Problem Overview: You are given two tables: Users and Rides. Each ride stores the distance traveled by a user. The task is to compute the total traveled distance for every user, including users who never took a ride. The result must show each user's id, name, and the summed distance.
Approach 1: LEFT JOIN + GROUP BY SUM (O(U + R) time, O(1) extra space)
The core idea is to join the Users table with the Rides table and aggregate ride distances per user. Use a LEFT JOIN so every user appears in the result even if they have no rides. Then apply GROUP BY user_id and compute SUM(distance) to accumulate all rides for that user. When a user has no matching rides, SUM() returns NULL, so wrap it with COALESCE(..., 0) to output 0.
This approach works because relational databases efficiently process joins and aggregations during a single scan of the joined dataset. The database groups rows by user and calculates the sum during aggregation. Time complexity is O(U + R) where U is the number of users and R is the number of rides, since the engine scans both tables once during the join. Space complexity is O(1) outside the result set because aggregation happens internally.
This pattern appears frequently in SQL interview questions: join a dimension table with an activity table and compute totals per entity. Understanding how LEFT JOIN preserves unmatched rows is critical. Problems involving user activity, purchases, or metrics often rely on the same technique using SQL aggregation and joins.
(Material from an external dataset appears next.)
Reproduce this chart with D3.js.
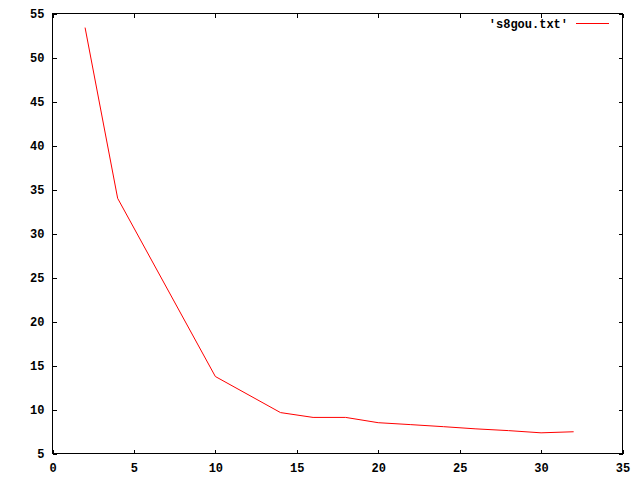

Approach 2: Correlated Subquery Aggregation (O(U * R) worst case, O(1) space)
Another option is computing the total distance with a correlated subquery for each user. For every row in Users, run a subquery that calculates SUM(distance) from Rides filtered by user_id. This avoids an explicit join but repeatedly scans the rides table. In the worst case, the database performs the aggregation once per user, resulting in O(U * R) time.
While simpler to read, this approach performs worse on large datasets because the rides table may be scanned many times. Modern query optimizers sometimes rewrite it into a join internally, but relying on that behavior is not ideal.
Recommended for interviews: The LEFT JOIN + GROUP BY solution is the expected answer. It demonstrates a clear understanding of relational joins, aggregation, and handling missing rows with COALESCE. Interviewers want to see that you recognize the pattern of joining activity data and summarizing it using database aggregation.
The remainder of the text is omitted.